30. Fermo restando il principio dell’uguaglianza e della dignità di ogni essere umano e della necessità di fratellanza e di solidarietà, dobbiamo anche tener conto delle differenze che esistono tra i vari popoli. Dire: “vogliamo fratellanza” non deve significare “vogliamo l’abolizione di tutte le differenze”. Non possiamo ridurre tutti i popoli a fiammiferi tutti uguali nelle loro scatole. Come dice il documento, La Chiesa di fronte al razzismo, n. 23, “L’uguaglianza non significa uniformità”. E’ necessario che le minoranze etniche, linguistiche o religiose, che vivono all’interno delle frontiere di uno stesso Stato, si vedano riconoscere gli stessi diritti inalienabili degli altri cittadini, compreso quello di vivere le loro peculiari tradizioni culturali e religiose (cfr.

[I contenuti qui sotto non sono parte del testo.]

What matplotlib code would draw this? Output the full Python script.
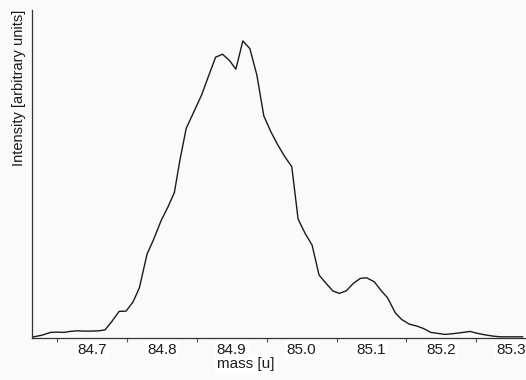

Giovanni Paolo II: Messaggio per la Giornata Mondiale della Pace del 1989: Per costruire la pace, rispettare le minoranze).

31. Non vogliamo negare che ci siano problemi nell’attuazione di questo principio. I pubblici poteri sono i responsabili del bene comune. Spetta a loro di stabilire la proporzione dei profughi o di immigrati che il loro paese è in grado di accogliere, tenendo conto delle possibilità di occupazione e delle sue prospettive, di sviluppo, ma anche dell’urgenza dei bisogni degli altri popoli.
La comunità locale ha anche il diritto ad una sua identità e alle sue abitudini. Non deve però chiudersi contro altri popoli, altre culture, altre usanze. Infatti noi diventiamo più ricchi come uomini e donne se ci apriamo agli altri. Un incontro con una persona umana di un’altra cultura, razza, lingua può avere un valore decisivo, talora più importante di un corso di studi universitari.

Conclusione

32. Il razzismo è un cancro che riemerge di tempo in tempo, anche quando lo si considera scomparso. Il nostro atteggiamento deve essere quello della vigilanza cristiana alla luce del Vangelo. Il cristiano deve essere convinto che ogni persona umana è suo fratello o sorella. Questa convinzione deve condurre ad atteggiamenti ed azioni dì fratellanza e di solidarietà. Se tutti si comporteranno così, sarà l’inizio della fine del razzismo.

NOTA: testo, non rivisto dal’Autore, della conferenza tenuta a Brescia l’1.12.1989 su invito della Cooperativa Cattolico-democratica di Cultura.